Nasıl ki 0-6 yaş dönemi çocuklara davranışlar itina gerektiriyorsa, ergen dediğimiz, yetişkinliğe adım sürecini yaşayanlara gösterilen davranışlar da bir o kadar önemli. Bu dönem bireylerin beklenti ve tepkileri tutarsız olacağı için (bu normal olandır.) ailelerin yönlendirici sıfatına bürünmeleri gerekiyor. Ancak genel yapılan hata ise; yönlendirmek yerine onlar adına karar verip yaptırıma maruz bırakmak oluyor. Burada da ortaya çatışma çıkıyor. Bunu ortadan kaldıran şey ise iletişim. Aile içinde zamanla oluşan iletişimsizlik sonucu ortaya çıkan görüntüler; mutsuz çocuk, huzur bulamayan gençler,sürekli söylenen ama çözüm üretmeyen anne ve babalar .

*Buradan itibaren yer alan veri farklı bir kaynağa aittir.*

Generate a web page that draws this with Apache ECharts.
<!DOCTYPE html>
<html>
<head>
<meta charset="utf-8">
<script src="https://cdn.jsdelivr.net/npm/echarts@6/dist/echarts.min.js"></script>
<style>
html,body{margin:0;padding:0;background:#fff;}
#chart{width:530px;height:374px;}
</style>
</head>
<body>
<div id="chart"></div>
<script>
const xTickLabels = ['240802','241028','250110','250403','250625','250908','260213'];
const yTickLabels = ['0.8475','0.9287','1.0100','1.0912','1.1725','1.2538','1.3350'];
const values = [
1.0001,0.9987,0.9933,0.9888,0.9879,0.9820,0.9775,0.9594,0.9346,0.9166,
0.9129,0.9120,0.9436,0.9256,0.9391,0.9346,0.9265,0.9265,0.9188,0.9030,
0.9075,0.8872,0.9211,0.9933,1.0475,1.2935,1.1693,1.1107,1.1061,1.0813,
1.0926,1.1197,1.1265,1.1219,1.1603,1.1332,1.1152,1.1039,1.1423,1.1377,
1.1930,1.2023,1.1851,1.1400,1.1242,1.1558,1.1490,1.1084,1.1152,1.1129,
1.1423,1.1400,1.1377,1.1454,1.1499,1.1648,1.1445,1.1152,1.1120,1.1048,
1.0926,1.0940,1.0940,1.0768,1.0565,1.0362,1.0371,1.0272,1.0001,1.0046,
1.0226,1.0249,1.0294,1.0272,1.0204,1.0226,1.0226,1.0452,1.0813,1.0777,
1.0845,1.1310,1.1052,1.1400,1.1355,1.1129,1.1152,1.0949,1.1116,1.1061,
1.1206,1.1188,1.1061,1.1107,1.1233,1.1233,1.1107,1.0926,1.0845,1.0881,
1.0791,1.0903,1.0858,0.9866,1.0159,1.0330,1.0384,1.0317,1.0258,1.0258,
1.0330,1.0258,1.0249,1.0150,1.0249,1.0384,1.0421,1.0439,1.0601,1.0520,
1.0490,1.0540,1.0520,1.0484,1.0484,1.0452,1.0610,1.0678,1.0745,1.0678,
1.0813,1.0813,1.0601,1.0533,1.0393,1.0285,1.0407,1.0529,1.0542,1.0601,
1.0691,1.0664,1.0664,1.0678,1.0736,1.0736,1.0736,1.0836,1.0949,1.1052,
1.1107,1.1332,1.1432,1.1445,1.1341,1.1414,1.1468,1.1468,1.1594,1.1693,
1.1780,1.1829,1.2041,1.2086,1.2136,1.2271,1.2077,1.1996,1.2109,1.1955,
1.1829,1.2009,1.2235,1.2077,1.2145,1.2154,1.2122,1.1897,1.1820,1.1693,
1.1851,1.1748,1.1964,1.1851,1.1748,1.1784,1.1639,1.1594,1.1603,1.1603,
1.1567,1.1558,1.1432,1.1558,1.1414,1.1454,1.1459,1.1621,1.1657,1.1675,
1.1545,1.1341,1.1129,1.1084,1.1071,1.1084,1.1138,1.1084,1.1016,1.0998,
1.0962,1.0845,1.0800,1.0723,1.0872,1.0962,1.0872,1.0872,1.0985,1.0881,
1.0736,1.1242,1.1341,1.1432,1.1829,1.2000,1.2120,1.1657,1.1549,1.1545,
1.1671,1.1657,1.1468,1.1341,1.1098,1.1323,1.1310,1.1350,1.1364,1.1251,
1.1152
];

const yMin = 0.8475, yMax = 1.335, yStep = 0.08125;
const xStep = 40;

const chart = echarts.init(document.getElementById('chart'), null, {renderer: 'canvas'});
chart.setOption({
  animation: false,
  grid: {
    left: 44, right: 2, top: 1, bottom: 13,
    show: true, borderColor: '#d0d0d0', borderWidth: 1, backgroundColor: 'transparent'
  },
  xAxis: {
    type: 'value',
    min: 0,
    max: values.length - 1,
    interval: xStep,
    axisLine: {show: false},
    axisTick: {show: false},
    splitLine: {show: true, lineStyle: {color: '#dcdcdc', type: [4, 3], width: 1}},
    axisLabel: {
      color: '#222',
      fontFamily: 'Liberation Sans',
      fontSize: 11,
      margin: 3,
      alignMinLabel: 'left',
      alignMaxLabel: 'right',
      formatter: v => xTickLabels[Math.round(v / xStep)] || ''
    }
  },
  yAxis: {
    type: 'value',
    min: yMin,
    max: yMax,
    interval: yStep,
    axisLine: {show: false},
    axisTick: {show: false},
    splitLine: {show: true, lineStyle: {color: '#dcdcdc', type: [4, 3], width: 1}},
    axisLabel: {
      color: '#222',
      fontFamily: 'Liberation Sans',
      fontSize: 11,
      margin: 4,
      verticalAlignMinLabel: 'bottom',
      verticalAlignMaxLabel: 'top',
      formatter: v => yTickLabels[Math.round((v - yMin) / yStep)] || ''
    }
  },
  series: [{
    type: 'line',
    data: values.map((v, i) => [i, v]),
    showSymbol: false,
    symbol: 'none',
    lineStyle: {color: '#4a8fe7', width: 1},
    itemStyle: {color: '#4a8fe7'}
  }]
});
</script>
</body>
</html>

Ailelerin çocuklarıyla çatışma yaşadığı konularda yıkıcı eleştirel davranışlara yönelmek yerine öz eleştiri yapmalarının gerekliliği çok önemli.

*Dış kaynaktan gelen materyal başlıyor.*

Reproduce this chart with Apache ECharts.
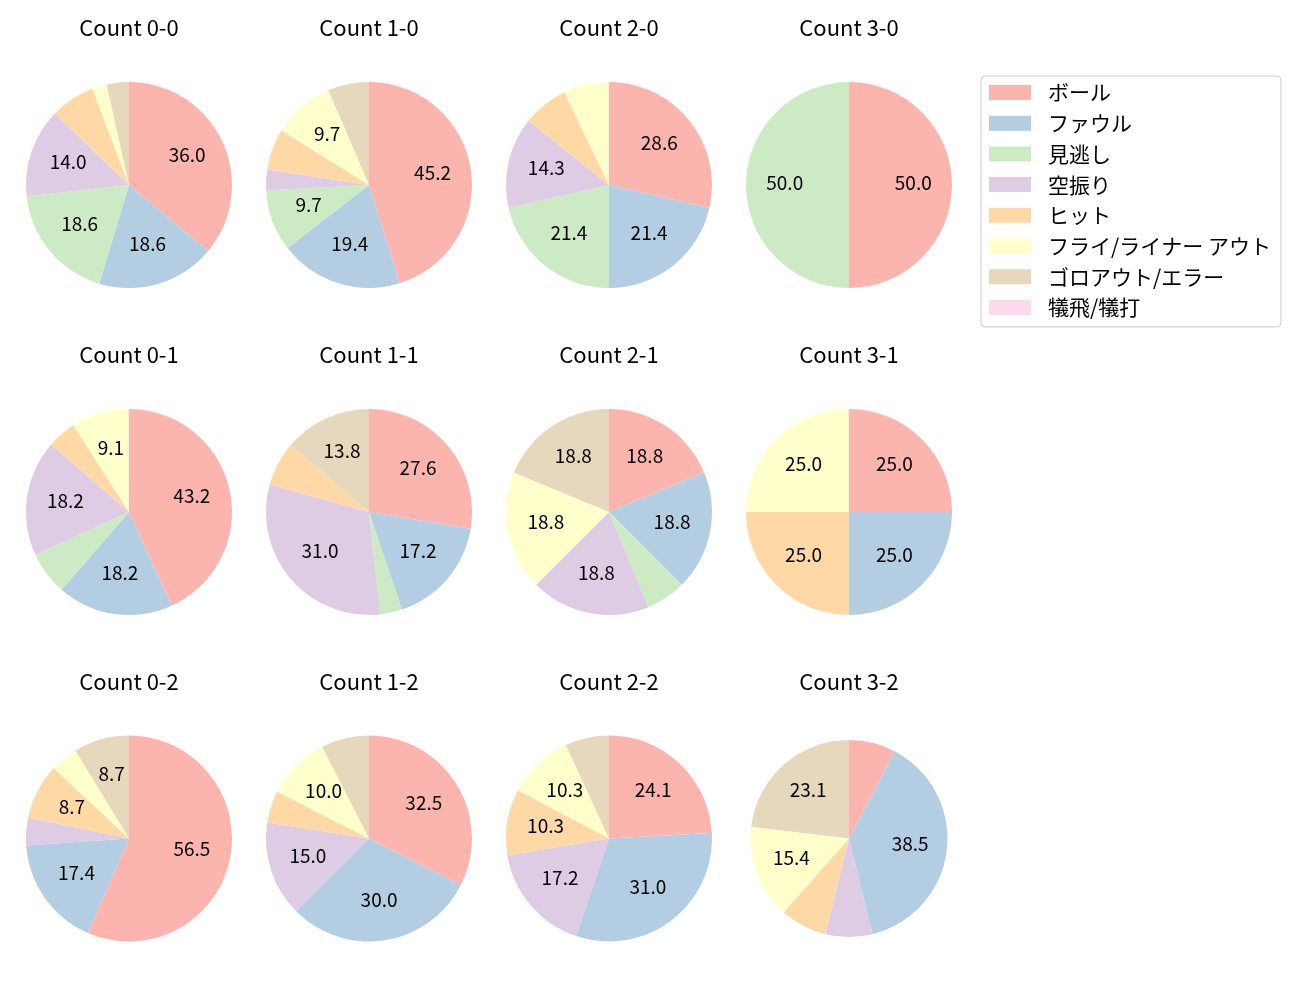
<!DOCTYPE html>
<html><head><meta charset="utf-8">
<script src="https://cdn.jsdelivr.net/npm/echarts@6/dist/echarts.min.js"></script>
<style>html,body{margin:0;padding:0;background:#fff}#c{width:1300px;height:1000px}</style>
</head><body><div id="c"></div>
<script>
const categories = ['ボール','ファウル','見逃し','空振り','ヒット','フライ/ライナー アウト','ゴロアウト/エラー','犠飛/犠打'];
const colors = ['#fbb4ae','#b3cde3','#ccebc5','#decbe4','#fed9a6','#ffffcc','#e5d8bd','#fddaec'];
const titles = ['Count 0-0','Count 1-0','Count 2-0','Count 3-0','Count 0-1','Count 1-1','Count 2-1','Count 3-1','Count 0-2','Count 1-2','Count 2-2','Count 3-2'];
// counts per category (same order as categories)
const c00 = [31,16,16,12,6,2,3,0];
const c10 = [14,6,3,1,2,3,2,0];
const c20 = [4,3,3,2,1,1,0,0];
const c30 = [1,0,1,0,0,0,0,0];
const c01 = [19,8,3,8,2,4,0,0];
const c11 = [8,5,1,9,2,0,4,0];
const c21 = [3,3,1,3,0,3,3,0];
const c31 = [1,1,0,0,1,1,0,0];
const c02 = [13,4,0,1,2,1,2,0];
const c12 = [13,12,0,6,2,4,3,0];
const c22 = [7,9,0,5,3,3,2,0];
const c32 = [1,5,0,1,1,2,3,0];
const counts = [c00,c10,c20,c30,c01,c11,c21,c31,c02,c12,c22,c32];

const cx = [129,369,609,849];
const cy = [185,512,838.5];
const font = '"Noto Sans CJK JP", "Noto Sans", sans-serif';

const series = [];
const graphic = [];
counts.forEach((arr, i) => {
  const col = i % 4, row = Math.floor(i / 4);
  const r = (i === 11) ? 98.5 : 103;
  const total = arr.reduce((a,b)=>a+b,0);
  const center = [cx[col], cy[row]];
  const base = [], lab = [];
  arr.forEach((v, k) => {
    const pct = v / total * 100;
    base.push({name: categories[k], value: v, itemStyle:{color: colors[k]}});
    if (v > 0) lab.push({name: categories[k], value: v, itemStyle:{color:'rgba(0,0,0,0)'},
      label:{show: pct >= 8, formatter: pct.toFixed(1)}});
  });
  series.push({type:'pie', center, radius:[0, r], startAngle:90, clockwise:true, silent:true,
    label:{show:false}, labelLine:{show:false}, itemStyle:{borderWidth:0}, data: base, animation:false});
  series.push({type:'pie', center, radius:[r*0.19, r], startAngle:90, clockwise:true, silent:true,
    label:{show:true, position:'inside', color:'#000', fontSize:19, fontFamily:font, offset:[0,-2.5]},
    labelLine:{show:false}, itemStyle:{borderWidth:0}, data: lab, animation:false});
  graphic.push({type:'text', x: cx[col], y: cy[row]-157, silent:true,
    style:{text: titles[i], textAlign:'center', textVerticalAlign:'middle',
      fontSize:22, fontFamily:font, fill:'#000'}});
});

const chart = echarts.init(document.getElementById('c'), null, {renderer:'canvas'});
chart.setOption({
  animation:false,
  graphic,
  legend:{
    orient:'vertical', left:981, top:76,
    data: categories.map((n,k)=>({name:n, icon:'rect', itemStyle:{color:colors[k]}})),
    itemWidth:42, itemHeight:15, itemGap:9.7,
    selectedMode:false,
    borderColor:'#cccccc', borderWidth:1, borderRadius:4,
    padding:[6, 10, 9, 8],
    textStyle:{fontSize:21, lineHeight:21, color:'#000', fontFamily:font, padding:[0,0,0,12]}
  },
  series
});
</script></body></html>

Çocuğunuz hiçbir şeyden mutlu olmuyor mu? Hemen geçmişe ayna tutarak onu yetiştirirken yokluğu öğretip öğretmediğinizi sınayın.

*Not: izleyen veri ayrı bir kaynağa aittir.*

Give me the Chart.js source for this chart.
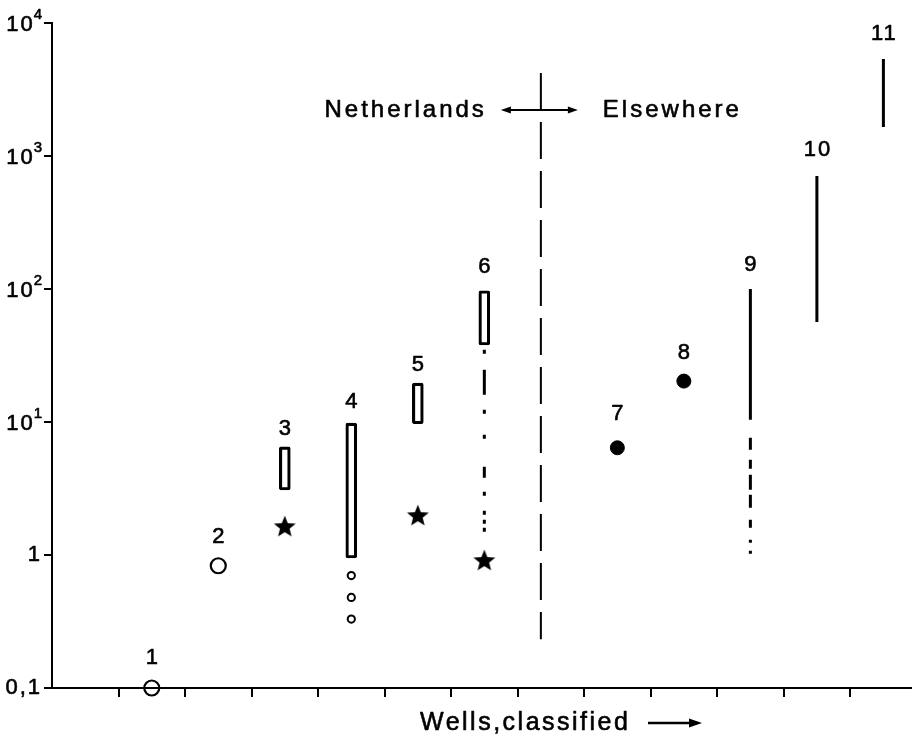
<!DOCTYPE html>
<html>
<head>
<meta charset="utf-8">
<script src="https://cdn.jsdelivr.net/npm/chart.js@4.4.1/dist/chart.umd.min.js"></script>
<style>
  html, body { margin: 0; padding: 0; background: #fff; }
  #wrap { width: 912px; height: 742px; }
</style>
</head>
<body>
<div id="wrap"><canvas id="c" width="912" height="742"></canvas></div>
<script>
// ---- data ----
const WELL_LABELS = ['1', '2', '3', '4', '5', '6', '7', '8', '9', '10', '11'];
const WELL_X      = [1, 2, 3, 4, 5, 6, 8, 9, 10, 11, 12];
const WELL_TOP    = [0.1, 0.83, 6.5, 9.8, 19.6, 97, 6.4, 20.3, 100, 708, 5360];

const OPEN_X  = [1, 2];
const OPEN_Y  = [0.1, 0.83];
const SMALL_X = [4, 4, 4];
const SMALL_Y = [0.70, 0.48, 0.33];
const STAR_X  = [3, 5, 6];
const STAR_Y  = [1.62, 1.96, 0.90];
const DOT_X   = [8, 9];
const DOT_Y   = [6.4, 20.3];

const BOX_X    = [3, 4, 5, 6];
const BOX_LOW  = [3.08, 0.95, 9.7, 37.9];
const BOX_HIGH = [6.5, 9.8, 19.6, 97];

const RANGE_X    = [10, 11, 12];
const RANGE_LOW  = [10.4, 56.5, 1650];
const RANGE_HIGH = [100, 708, 5360];

const TAIL6_X = 6;
const TAIL6_Y = [35, 0.9];
const TAIL9_X = 10;
const TAIL9_Y = [7.6, 1.0];

const DIVIDER_X = 6.85;
const DIVIDER_Y = [4210, 0.233];

const X_TICKS = [0.5, 1.5, 2.5, 3.5, 4.5, 5.5, 6.5, 7.5, 8.5, 9.5, 10.5, 11.5];
const Y_TICKS = [0.1, 1, 10, 100, 1000, 10000];
const Y_TICK_BASE = ['0,1', '1', '10', '10', '10', '10'];
const Y_TICK_EXP  = ['', '', '1', '2', '3', '4'];

// ---- styling helpers ----
const FONT = '"Liberation Sans", Arial, Helvetica, sans-serif';
const INK = '#000';

function makeStar(size, ratio) {
  const c = document.createElement('canvas');
  c.width = c.height = size;
  const g = c.getContext('2d');
  const R = size / 2 - 0.5, r = R * ratio, cx = size / 2, cy = size / 2;
  g.beginPath();
  for (let k = 0; k < 10; k++) {
    const a = -Math.PI / 2 + k * Math.PI / 5;
    const rr = k % 2 ? r : R;
    g.lineTo(cx + rr * Math.cos(a), cy + rr * Math.sin(a));
  }
  g.closePath();
  g.fillStyle = INK;
  g.fill();
  return c;
}
const starImg = makeStar(24, 0.44);

const pts = (xs, ys) => xs.map((x, i) => ({ x, y: ys[i] }));

const datasets = [];

// open rectangles (value ranges)
BOX_X.forEach((x, i) => {
  datasets.push({
    type: 'bar',
    data: [{ x, y: [BOX_LOW[i], BOX_HIGH[i]] }],
    barThickness: 11,
    borderWidth: 2.5,
    borderColor: INK,
    backgroundColor: 'rgba(0,0,0,0)',
    borderSkipped: false,
    borderRadius: 2,
    grouped: false,
    clip: false
  });
});

// solid range lines
RANGE_X.forEach((x, i) => {
  datasets.push({
    type: 'line',
    data: [{ x, y: RANGE_HIGH[i] }, { x, y: RANGE_LOW[i] }],
    borderColor: INK,
    borderWidth: 3,
    borderCapStyle: 'butt',
    pointRadius: 0,
    clip: false
  });
});

// dash-dot trail below box 6
datasets.push({
  type: 'line',
  data: [{ x: TAIL6_X, y: TAIL6_Y[0] }, { x: TAIL6_X, y: TAIL6_Y[1] }],
  borderColor: INK,
  borderWidth: 3,
  borderCapStyle: 'butt',
  borderDash: [4, 16, 25, 15, 4, 21, 4, 28, 11, 14, 4, 15, 4, 5, 4, 4, 4, 40],
  pointRadius: 0,
  clip: false
});

// dashed trail below line 9
datasets.push({
  type: 'line',
  data: [{ x: TAIL9_X, y: TAIL9_Y[0] }, { x: TAIL9_X, y: TAIL9_Y[1] }],
  borderColor: INK,
  borderWidth: 3,
  borderCapStyle: 'butt',
  borderDash: [12, 10, 9, 6, 15, 5, 13, 12, 8, 12, 3, 8, 3, 50],
  pointRadius: 0,
  clip: false
});

// divider Netherlands / Elsewhere
datasets.push({
  type: 'line',
  data: [{ x: DIVIDER_X, y: DIVIDER_Y[0] }, { x: DIVIDER_X, y: DIVIDER_Y[1] }],
  borderColor: INK,
  borderWidth: 2,
  borderCapStyle: 'butt',
  borderDash: [37, 12],
  pointRadius: 0,
  clip: false
});

// open circles
datasets.push({
  type: 'scatter',
  data: pts(OPEN_X, OPEN_Y),
  pointStyle: 'circle',
  pointRadius: 7.5,
  pointBorderWidth: 2.2,
  pointBorderColor: INK,
  pointBackgroundColor: 'rgba(0,0,0,0)',
  clip: false
});

// small open circles
datasets.push({
  type: 'scatter',
  data: pts(SMALL_X, SMALL_Y),
  pointStyle: 'circle',
  pointRadius: 3.6,
  pointBorderWidth: 2,
  pointBorderColor: INK,
  pointBackgroundColor: 'rgba(0,0,0,0)',
  clip: false
});

// filled circles
datasets.push({
  type: 'scatter',
  data: pts(DOT_X, DOT_Y),
  pointStyle: 'circle',
  pointRadius: 7,
  pointBorderWidth: 1,
  pointBorderColor: INK,
  pointBackgroundColor: INK,
  clip: false
});

// stars
datasets.push({
  type: 'scatter',
  data: pts(STAR_X, STAR_Y),
  pointStyle: starImg,
  pointRadius: 10,
  clip: false
});

// label offsets above each well's top mark (px)
const LABEL_GAP = [30, 29, 18, 21, 18, 24, 34, 28, 24, 26, 25];

function arrowHead(ctx, x, y, dir, len, half) {
  ctx.beginPath();
  ctx.moveTo(x, y);
  ctx.lineTo(x - dir * len, y - half);
  ctx.lineTo(x - dir * len, y + half);
  ctx.closePath();
  ctx.fill();
}

// filled text with a thin outline so the strokes read a little heavier
function inkText(ctx, t, x, y) {
  ctx.fillText(t, x, y);
  ctx.strokeText(t, x, y);
}

const textPlugin = {
  id: 'wellText',
  afterDatasetsDraw(chart) {
    const { ctx, scales: { x, y } } = chart;
    ctx.save();
    ctx.fillStyle = INK;
    ctx.strokeStyle = INK;
    ctx.lineWidth = 0.6;
    ctx.lineJoin = 'round';

    // y-axis tick labels with raised exponents
    ctx.textBaseline = 'middle';
    const right = chart.chartArea.left - 8;
    Y_TICKS.forEach((v, i) => {
      const py = y.getPixelForValue(v);
      ctx.letterSpacing = '2px';
      if (Y_TICK_EXP[i]) {
        ctx.font = '15px ' + FONT;
        ctx.textAlign = 'right';
        inkText(ctx, Y_TICK_EXP[i], right, py - 8);
        const ew = ctx.measureText(Y_TICK_EXP[i]).width;
        ctx.font = '22px ' + FONT;
        inkText(ctx, Y_TICK_BASE[i], right - ew + 1, py + 2);
      } else {
        ctx.font = '22px ' + FONT;
        ctx.textAlign = 'right';
        inkText(ctx, Y_TICK_BASE[i], right - 2, py);
      }
    });

    // well numbers
    ctx.font = '22px ' + FONT;
    ctx.letterSpacing = '2px';
    ctx.textAlign = 'center';
    ctx.textBaseline = 'middle';
    WELL_LABELS.forEach((t, i) => {
      inkText(ctx, t, x.getPixelForValue(WELL_X[i]) + 1, y.getPixelForValue(WELL_TOP[i]) - LABEL_GAP[i]);
    });

    // region annotation
    const dx = x.getPixelForValue(DIVIDER_X);
    const ay = 110;
    ctx.font = '24px ' + FONT;
    ctx.letterSpacing = '3px';
    ctx.textAlign = 'right';
    inkText(ctx, 'Netherlands', dx - 54, ay);
    ctx.textAlign = 'left';
    inkText(ctx, 'Elsewhere', dx + 62, ay);
    ctx.lineWidth = 2;
    ctx.beginPath();
    ctx.moveTo(dx - 34, ay);
    ctx.lineTo(dx + 31, ay);
    ctx.stroke();
    arrowHead(ctx, dx - 40, ay, -1, 10, 3.5);
    arrowHead(ctx, dx + 37, ay, 1, 10, 3.5);

    // axis caption
    ctx.lineWidth = 0.6;
    ctx.font = '25px ' + FONT;
    ctx.letterSpacing = '2.5px';
    ctx.textAlign = 'left';
    inkText(ctx, 'Wells,classified', 420, 723);
    ctx.lineWidth = 2.5;
    ctx.beginPath();
    ctx.moveTo(648, 723);
    ctx.lineTo(690, 723);
    ctx.stroke();
    arrowHead(ctx, 702, 723, 1, 13, 4.5);
    ctx.restore();
  }
};

new Chart(document.getElementById('c'), {
  type: 'scatter',
  data: { datasets },
  options: {
    responsive: false,
    devicePixelRatio: 1,
    animation: false,
    events: [],
    layout: { autoPadding: false, padding: { top: 23, right: 0, bottom: 0, left: 0 } },
    plugins: { legend: { display: false }, tooltip: { enabled: false } },
    scales: {
      x: {
        type: 'linear',
        min: -0.5,
        max: 12.43,
        offset: false,
        afterBuildTicks: s => { s.ticks = X_TICKS.map(v => ({ value: v })); },
        afterFit: s => { s.height = 54; },
        ticks: { display: false },
        grid: { offset: false, drawOnChartArea: false, drawTicks: true, tickLength: 9, color: INK, lineWidth: 2 },
        border: { display: true, color: INK, width: 2 }
      },
      y: {
        type: 'logarithmic',
        min: 0.1,
        max: 10000,
        afterBuildTicks: s => { s.ticks = Y_TICKS.map(v => ({ value: v })); },
        afterFit: s => { s.width = 52; },
        ticks: { display: false },
        grid: { offset: false, drawOnChartArea: false, drawTicks: true, tickLength: 8, color: INK, lineWidth: 2 },
        border: { display: true, color: INK, width: 2 }
      }
    }
  },
  plugins: [textPlugin]
});
</script>
</body>
</html>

Çocuğunuz üniversiteye sadece evden uzaklaşmak için mi gitmek istiyor? Bunu ona itenin siz olup olmadığını sınayın.
Çocuğunuz pervasız davranışlar mı sergiliyor? Aile içindeki bireylerin birbirine tepkilerine bakarak kendinizi sınayın.
Bunlar gibi tüm karşılaşılan sorunlar karşısında söylenmek yerine kendimize ayna tutmak yanlışları daha kolay fark etmemizi sağlayacaktır. Ailelerin de dört dörtlük olunamayacağı gerçeğini kabullenip hatalarını kabul etmesi büyük fayda sağlayan davranış olacaktır. Büyük ya da küçük yanlışını kabul edip onu törpüleme eğilimine girmesi başarı ve huzurun başlangıcı bunu biliyor ama uygulayamıyoruz, peki neden? Çünkü karanlığa söylenmeyi tercih ediyoruz. Mum yakacak birini bekliyoruz Mumu yakma cesaretini gösteren bireylerin olması için öncelikle ailenin mumu yakmayı öğretmesi gerekir Mumu yakan bireylerin olduğu bir toplum için bu elzem.